- [GIVEN EXERCISE]:
In the data that follows, count the lines in which the word "with" occurs, and report that figure alone.

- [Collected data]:
:::::

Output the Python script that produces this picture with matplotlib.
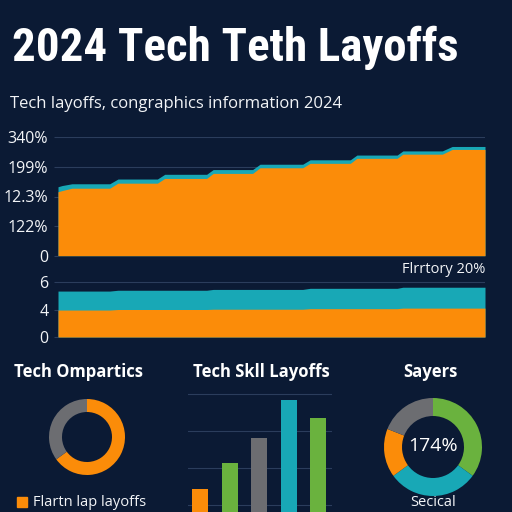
import matplotlib
matplotlib.use('Agg')
import matplotlib.pyplot as plt
from matplotlib import font_manager
from matplotlib.patches import Rectangle

BG = '#0b1a34'
ORANGE = '#fb8c09'
TEAL = '#18a8b6'
GREEN = '#6ab23e'
GRAY = '#6c6d71'
GRID = '#2b3d5c'
TXT = '#f2f4f7'

# top area chart (weeks of 2024, stacked)
top_weeks = [0, 0.5, 1.7, 6.3, 7.3, 12.1, 13.0, 18.1, 18.9, 23.7, 24.6,
             29.8, 30.7, 35.6, 36.4, 41.3, 42.0, 46.8, 48.0, 52]
top_orange = [2.16, 2.20, 2.28, 2.28, 2.45, 2.45, 2.61, 2.61, 2.78, 2.78, 2.97,
              2.97, 3.12, 3.12, 3.29, 3.29, 3.43, 3.43, 3.59, 3.59]
top_teal = [0.17, 0.17, 0.15, 0.15, 0.14, 0.14, 0.14, 0.14, 0.13, 0.13, 0.12,
            0.12, 0.12, 0.12, 0.11, 0.11, 0.11, 0.11, 0.10, 0.10]
top_ticklabels = ['0', '122%', '12.3%', '199%', '340%']

# bottom band chart
band_weeks = [0, 6.3, 7.3, 18.1, 18.9, 29.8, 30.7, 41.3, 42.0, 52]
band_orange = [0.98, 0.98, 1.00, 1.00, 1.01, 1.01, 1.03, 1.03, 1.05, 1.05]
band_teal = [0.69, 0.69, 0.70, 0.70, 0.72, 0.72, 0.74, 0.74, 0.76, 0.76]
band_ticklabels = ['0', '4', '6']

# middle bar chart
bar_values = [1.43, 2.14, 2.81, 3.84, 3.35]
bar_colors = [ORANGE, GREEN, GRAY, TEAL, GREEN]

# donuts
donut1_values = [65, 35]
donut1_colors = [ORANGE, GRAY]
donut2_values = [35, 30, 16, 19]
donut2_colors = [GREEN, TEAL, ORANGE, GRAY]

plt.rcParams['font.family'] = ['Open Sans', 'DejaVu Sans']

# narrowest bold family we can find for the headline
names = {f.name for f in font_manager.fontManager.ttflist}
title_font = 'DejaVu Sans'
for cand in ['Roboto Condensed', 'Liberation Sans Narrow', 'Open Sans Condensed',
             'Noto Sans Condensed', 'DejaVu Sans Condensed', 'Roboto']:
    if cand in names:
        title_font = cand
        break

fig = plt.figure(figsize=(5.12, 5.12), dpi=100, facecolor=BG)


def box(x0, y0, x1, y1):
    # pixel box (top-left origin) -> figure fraction rect
    return [x0 / 512, 1 - y1 / 512, (x1 - x0) / 512, (y1 - y0) / 512]


def style(ax):
    ax.set_facecolor('none')
    for s in ax.spines.values():
        s.set_visible(False)


title = fig.text(12 / 512, 1 - 48 / 512, '2024 Tech Teth Layoffs', color='white',
                 fontsize=37, fontweight='bold', va='center', ha='left',
                 family=[title_font, 'DejaVu Sans'], fontstretch='condensed')
# shrink headline until it fits the width it takes in the picture
r = fig.canvas.get_renderer()
w = title.get_window_extent(r).width
if w > 446:
    title.set_fontsize(37 * 446 / w)

fig.text(10 / 512, 1 - 104 / 512, 'Tech layoffs, congraphics information 2024',
         color=TXT, fontsize=12, va='center', ha='left')

# top area chart
ax1 = fig.add_axes(box(58, 137.3, 485, 255.7))
style(ax1)
top_total = [o + t for o, t in zip(top_orange, top_teal)]
ax1.fill_between(top_weeks, 0, top_total, color=TEAL, lw=0, zorder=2)
ax1.fill_between(top_weeks, 0, top_orange, color=ORANGE, lw=0, zorder=3)
ax1.set_xlim(0, 52)
ax1.set_ylim(0, 4)
ax1.set_yticks(range(5))
ax1.set_yticklabels(top_ticklabels)
ax1.set_xticks([])
ax1.grid(axis='y', color=GRID, lw=0.8, zorder=0)
ax1.tick_params(axis='y', colors=TXT, labelsize=11.5, length=3, width=0.8, pad=4)
ax1.tick_params(axis='y', color=GRID)

# bottom band chart
ax2 = fig.add_axes(box(58, 262, 485, 337))
style(ax2)
band_total = [o + t for o, t in zip(band_orange, band_teal)]
ax2.fill_between(band_weeks, 0, band_total, color=TEAL, lw=0, zorder=2)
ax2.fill_between(band_weeks, 0, band_orange, color=ORANGE, lw=0, zorder=3)
ax2.set_xlim(0, 52)
ax2.set_ylim(0, 75 / 27.5)
ax2.set_yticks(range(3))
ax2.set_yticklabels(band_ticklabels)
ax2.set_xticks([])
ax2.grid(axis='y', color=GRID, lw=0.8, zorder=0)
ax2.tick_params(axis='y', colors=TXT, labelsize=11.5, length=3, width=0.8, pad=4)
ax2.tick_params(axis='y', color=GRID)
ax2.text(1.0, 0.9, 'Flrrtory 20%', transform=ax2.transAxes, ha='right', va='center',
         color=TXT, fontsize=10.5)

# section titles
for x, label in [(79, 'Tech Ompartics'), (261, 'Tech Skll Layoffs'), (430, 'Sayers')]:
    fig.text(x / 512, 1 - 372 / 512, label, color='white', fontsize=12,
             fontweight='bold', ha='center', va='center')

# donut 1
r1 = 38
ax3 = fig.add_axes(box(87 - r1, 437 - r1, 87 + r1, 437 + r1))
ax3.pie(donut1_values, colors=donut1_colors, startangle=90, counterclock=False,
        radius=1, wedgeprops=dict(width=13 / 38, lw=0))
ax3.set_xlim(-1, 1)
ax3.set_ylim(-1, 1)
ax3.axis('off')
fig.add_artist(Rectangle((17 / 512, 1 - 507 / 512), 10 / 512, 10 / 512,
                         transform=fig.transFigure, color=ORANGE))
fig.text(33 / 512, 1 - 502 / 512, 'Flartn lap layoffs', color=TXT, fontsize=10.5,
         ha='left', va='center')

# bar chart
ax4 = fig.add_axes(box(188, 390.3, 332, 542))
style(ax4)
ax4.bar(range(len(bar_values)), bar_values, width=0.54, color=bar_colors, zorder=3)
ax4.set_xlim(-0.405, 4.46)
ax4.set_ylim(0, 4.1)
ax4.set_yticks([1, 2, 3, 4])
ax4.set_xticks([])
ax4.tick_params(axis='y', length=0, labelleft=False)
ax4.grid(axis='y', color=GRID, lw=0.8, zorder=0)

# donut 2
r2 = 49
ax5 = fig.add_axes(box(433 - r2, 447 - r2, 433 + r2, 447 + r2))
ax5.pie(donut2_values, colors=donut2_colors, startangle=90, counterclock=False,
        radius=1, wedgeprops=dict(width=18 / 49, lw=0))
ax5.set_xlim(-1, 1)
ax5.set_ylim(-1, 1)
ax5.axis('off')
ax5.text(0, 0.02, '174%', ha='center', va='center', color='white', fontsize=14)
fig.text(433 / 512, 1 - 503 / 512, 'Secical', color=TXT, fontsize=10.5,
         ha='center', va='center')

fig.savefig('out.png', dpi=100, facecolor=BG)
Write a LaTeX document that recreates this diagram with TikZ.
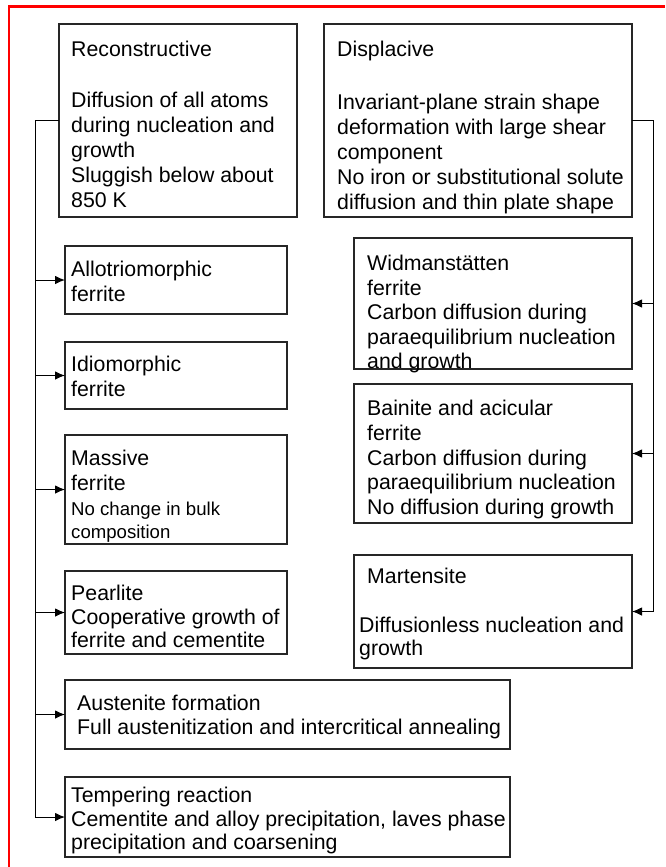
\documentclass[tikz,border=0pt]{standalone}
\usepackage{fontspec}
\setmainfont{Liberation Sans}
\usetikzlibrary{arrows.meta}
\begin{document}
\begin{tikzpicture}[x=1pt,y=-1pt,
  box/.style={draw=black!85, line width=1.2pt, inner sep=0pt, outer sep=0pt, anchor=north west},
  txt/.style={inner sep=0pt, anchor=north west, align=left, font=\fontsize{21.3}{25}\selectfont},
  small/.style={inner sep=0pt, anchor=north west, align=left, font=\fontsize{18.6}{22.5}\selectfont},
  conn/.style={draw=black, line width=1pt},
  arr/.style={conn, -{Latex[length=10pt,width=8.5pt]}}]
\useasboundingbox (0,0) rectangle (665,867);
% red frame
\draw[red, line width=2.5pt, line join=miter] (9,867) -- (9,6.5) -- (665,6.5);
% boxes
\node[box, minimum width=238pt, minimum height=193pt] (recon) at (59,24) {};
\node[box, minimum width=308pt, minimum height=193pt] (disp) at (324,24) {};
\node[box, minimum width=222pt, minimum height=68pt] (allo) at (65,246) {};
\node[box, minimum width=222pt, minimum height=67pt] (idio) at (65,342) {};
\node[box, minimum width=222pt, minimum height=109pt] (mass) at (65,435) {};
\node[box, minimum width=222pt, minimum height=83pt] (pear) at (65,571) {};
\node[box, minimum width=445pt, minimum height=69pt] (aust) at (65,680) {};
\node[box, minimum width=445pt, minimum height=80pt] (temp) at (65,777) {};
\node[box, minimum width=278pt, minimum height=131pt] (widm) at (354,238) {};
\node[box, minimum width=278pt, minimum height=139pt] (bain) at (354,384) {};
\node[box, minimum width=278pt, minimum height=113pt] (mart) at (354,555) {};
% texts
\node[txt] (recont) at (71,41) {Reconstructive\\[26pt]Diffusion of all atoms\\during nucleation and\\growth\\Sluggish below about\\850 K};
\node[txt] (dispt) at (337,41) {Displacive\\[28pt]Invariant-plane strain shape\\deformation with large shear\\component\\No iron or substitutional solute\\diffusion and thin plate shape};
\node[txt] (allot) at (71,261) {Allotriomorphic\\ferrite};
\node[txt] (idiot) at (71,356) {Idiomorphic\\ferrite};
\node[txt] (masst) at (71,450) {Massive\\ferrite};
\node[small] (masss) at (71,502) {No change in bulk\\composition};
\node[txt, font=\fontsize{21.3}{23.5}\selectfont] (peart) at (71,585) {Pearlite\\Cooperative growth of\\ferrite and cementite};
\node[txt, font=\fontsize{21.3}{24}\selectfont] (austt) at (77,695) {Austenite formation\\Full austenitization and intercritical annealing};
\node[txt, font=\fontsize{21.3}{23.5}\selectfont] (tempt) at (71,787) {Tempering reaction\\Cementite and alloy precipitation, laves phase\\precipitation and coarsening};
\node[txt, font=\fontsize{21.3}{24.5}\selectfont] (widmt) at (367,255) {Widmanstätten\\ferrite\\Carbon diffusion during\\paraequilibrium nucleation\\and growth};
\node[txt, font=\fontsize{21.3}{24.75}\selectfont] (baint) at (367,400) {Bainite and acicular\\ferrite\\Carbon diffusion during\\paraequilibrium nucleation\\No diffusion during growth};
\node[txt, font=\fontsize{21.3}{23}\selectfont] (martt) at (359,568) {\hspace*{8pt}Martensite\\[26pt]Diffusionless nucleation and\\growth};
% trunks
\coordinate (ltr) at (35,0);
\coordinate (rtr) at (653,0);
\draw[conn] (recon.west) -| (ltr |- temp.west);
\draw[arr] (ltr |- temp.west) -- (temp.west);
\draw[arr] (ltr |- allo.west) -- (allo.west);
\draw[arr] (ltr |- idio.west) -- (idio.west);
\draw[arr] (ltr |- mass.west) -- (mass.west);
\draw[arr] (ltr |- pear.west) -- (pear.west);
\draw[arr] (ltr |- aust.west) -- (aust.west);
\draw[conn] (disp.east) -| (rtr |- mart.east);
\draw[arr] (rtr |- mart.east) -- (mart.east);
\draw[arr] (rtr |- widm.east) -- (widm.east);
\draw[arr] (rtr |- bain.east) -- (bain.east);
\end{tikzpicture}
\end{document}
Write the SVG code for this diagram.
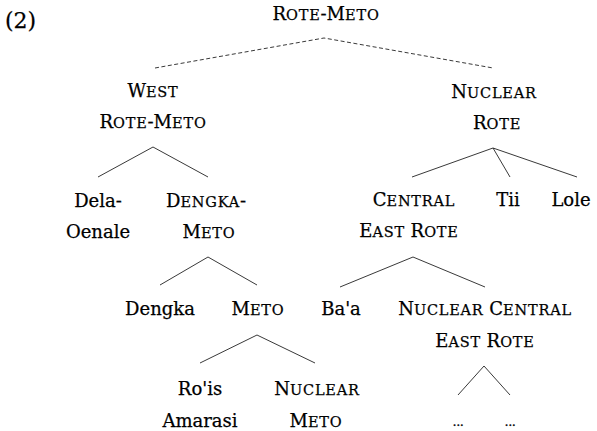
<svg xmlns="http://www.w3.org/2000/svg" width="597" height="431" viewBox="0 0 597 431">
<style>
text{font-family:"DejaVu Serif","Liberation Serif",serif;font-size:18px;fill:#000;stroke:#000;stroke-width:0.25;text-anchor:middle}
.sc{font-size:14.5px;letter-spacing:0.8px}
.dots{font-size:13px;letter-spacing:-0.5px}
.e{stroke:#222;stroke-width:0.9;fill:none}
.d{stroke-dasharray:4 2.5}
</style>
<rect width="597" height="431" fill="#fff"/>
<text x="5" y="28" style="text-anchor:start;font-size:22px">(2)</text>
<g id="connectors">
<polyline class="e d" points="155,68 324,38 493,68"/>
<polyline class="e" points="98,177 153,147 208,177"/>
<polyline class="e" points="412,177 493,148 577,177"/>
<line class="e" x1="493" y1="148" x2="510" y2="177"/>
<polyline class="e" points="160,285 208,257 257,285"/>
<polyline class="e" points="340,287 413,257 485,287"/>
<polyline class="e" points="200,363 257,335 315,363"/>
<polyline class="e" points="458,395 484,366 510,395"/>
</g>
<g id="n-rote-meto"><text x="326" y="20">R<tspan class="sc">OTE</tspan>-M<tspan class="sc">ETO</tspan></text></g>
<g id="n-west"><text x="153" y="97">W<tspan class="sc">EST</tspan></text><text x="153" y="128">R<tspan class="sc">OTE</tspan>-M<tspan class="sc">ETO</tspan></text></g>
<g id="n-nuclear-rote"><text x="494" y="98">N<tspan class="sc">UCLEAR</tspan></text><text x="497" y="129">R<tspan class="sc">OTE</tspan></text></g>
<g id="n-dela"><text x="98" y="207">Dela-</text><text x="98" y="238">Oenale</text></g>
<g id="n-dengka-meto"><text x="206" y="207">D<tspan class="sc">ENGKA</tspan>-</text><text x="209" y="238">M<tspan class="sc">ETO</tspan></text></g>
<g id="n-cer"><text x="414" y="206">C<tspan class="sc">ENTRAL</tspan></text><text x="409" y="237">E<tspan class="sc">AST</tspan> R<tspan class="sc">OTE</tspan></text></g>
<g id="n-tii"><text x="508" y="206">Tii</text></g>
<g id="n-lole"><text x="571" y="206">Lole</text></g>
<g id="n-dengka"><text x="160" y="315">Dengka</text></g>
<g id="n-meto"><text x="258" y="315">M<tspan class="sc">ETO</tspan></text></g>
<g id="n-baa"><text x="341" y="315">Ba'a</text></g>
<g id="n-ncer"><text x="485" y="315">N<tspan class="sc">UCLEAR</tspan> C<tspan class="sc">ENTRAL</tspan></text><text x="485" y="347">E<tspan class="sc">AST</tspan> R<tspan class="sc">OTE</tspan></text></g>
<g id="n-rois"><text x="200" y="395">Ro'is</text><text x="200" y="427">Amarasi</text></g>
<g id="n-nuclear-meto"><text x="317" y="395">N<tspan class="sc">UCLEAR</tspan></text><text x="316" y="427">M<tspan class="sc">ETO</tspan></text></g>
<g id="n-dots1"><text class="dots" x="458" y="426">...</text></g>
<g id="n-dots2"><text class="dots" x="510" y="426">...</text></g>
</svg>
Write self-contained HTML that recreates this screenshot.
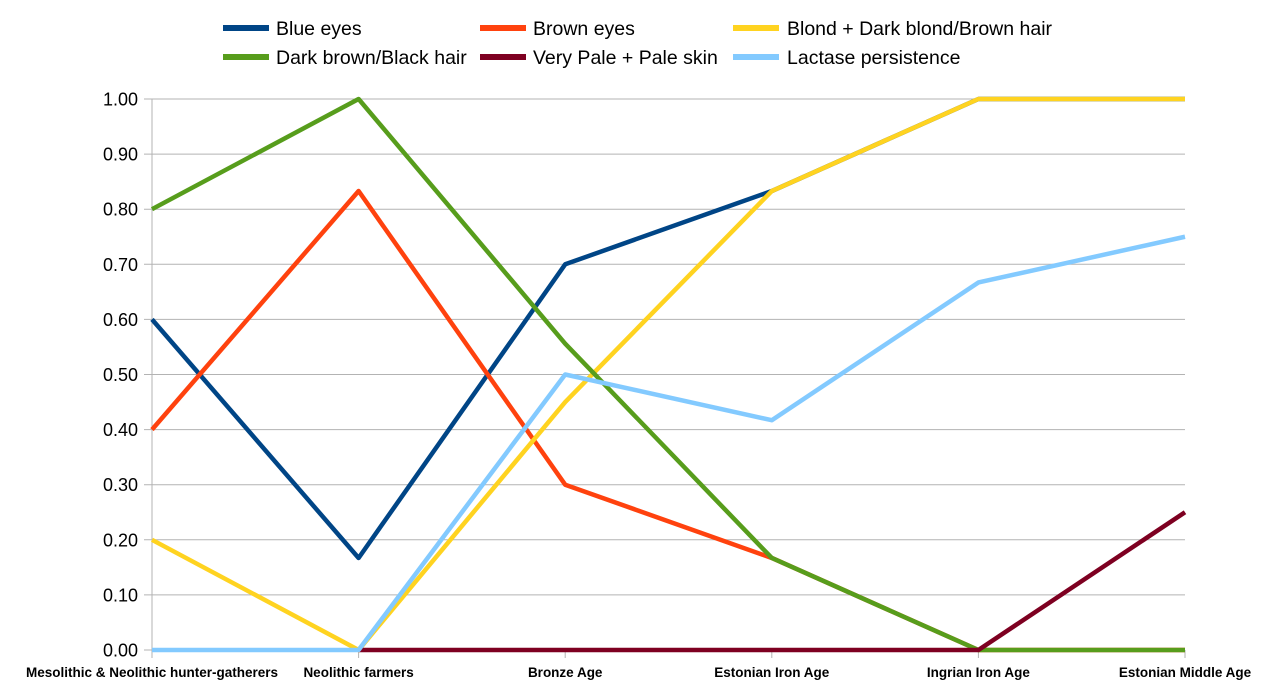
<!DOCTYPE html>
<html><head><meta charset="utf-8"><style>
body{margin:0;background:#fff;font-family:"Liberation Sans",sans-serif}
</style></head><body>
<svg id="chart" width="1276" height="694" xmlns="http://www.w3.org/2000/svg" font-family="Liberation Sans, sans-serif"></svg>
<script>
const categories=["Mesolithic & Neolithic hunter-gatherers","Neolithic farmers","Bronze Age","Estonian Iron Age","Ingrian Iron Age","Estonian Middle Age"];
const yTicks=["0.00","0.10","0.20","0.30","0.40","0.50","0.60","0.70","0.80","0.90","1.00"];
const seriesNames=["Blue eyes","Brown eyes","Blond + Dark blond/Brown hair","Dark brown/Black hair","Very Pale + Pale skin","Lactase persistence"];
const seriesColors=["#004586","#ff420e","#ffd320","#579d1c","#7e0021","#83caff"];
const blueEyes=[0.6,0.167,0.7,0.833,1,1];
const brownEyes=[0.4,0.833,0.3,0.167,0,0];
const blondHair=[0.2,0,0.45,0.833,1,1];
const darkHair=[0.8,1,0.556,0.167,0,0];
const paleSkin=[null,0,0,0,0,0.25];
const lactase=[0,0,0.5,0.417,0.667,0.75];
const allSeries=[blueEyes,brownEyes,blondHair,darkHair,paleSkin,lactase];
const svg=document.getElementById('chart');
const NS="http://www.w3.org/2000/svg";
const x0=152,x1=1185,y0=650,y1=99;
const xs=i=>x0+i*(x1-x0)/(categories.length-1);
const ys=v=>y0-v*(y0-y1);
function mk(t,a){const e=document.createElementNS(NS,t);for(const k in a)e.setAttribute(k,a[k]);svg.appendChild(e);return e;}
yTicks.forEach((t,i)=>{const v=parseFloat(t),y=ys(v);
 const g=mk('line',{x1:144,x2:x1,y1:y,y2:y,stroke:'#b3b3b3','stroke-width':1});
 
 
 const l=mk('text',{x:138,y:y+6.5,'text-anchor':'end','font-size':18,fill:'#000'});l.textContent=t;
 
 
});
const ax=mk('line',{x1:x0,x2:x0,y1:y1,y2:y0+8,stroke:'#b3b3b3','stroke-width':1});


categories.forEach((c,i)=>{const x=xs(i);
 const tk=mk('line',{x1:x,x2:x,y1:y0,y2:y0+8,stroke:'#b3b3b3','stroke-width':1});
 
 
 const l=mk('text',{x:x,y:677,'text-anchor':'middle','font-size':13.5,'font-weight':'bold',fill:'#000'});l.textContent=c;
 
 
});
allSeries.forEach((s,si)=>{let d='';let started=false;
 s.forEach((v,i)=>{if(v===null){started=false;return;}d+=(started?'L':'M')+xs(i)+','+ys(v)+' ';started=true;});
 const p=mk('path',{d:d,fill:'none',stroke:seriesColors[si],'stroke-width':4.5,'stroke-linejoin':'round'});
 
 
});
const legPos=[[223,28],[480,28],[733,28],[223,57],[480,57],[733,57]];
seriesNames.forEach((n,i)=>{const [lx,ly]=legPos[i];
 const ln=mk('line',{x1:lx,x2:lx+46,y1:ly,y2:ly,stroke:seriesColors[i],'stroke-width':6});
 
 
 const t=mk('text',{x:lx+(i%3==2?54:53),y:ly+7,'font-size':19.5,fill:'#000'});t.textContent=n;
 
 
});
</script>
</body></html>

:::::

- [EXERCISE ANSWER]:
3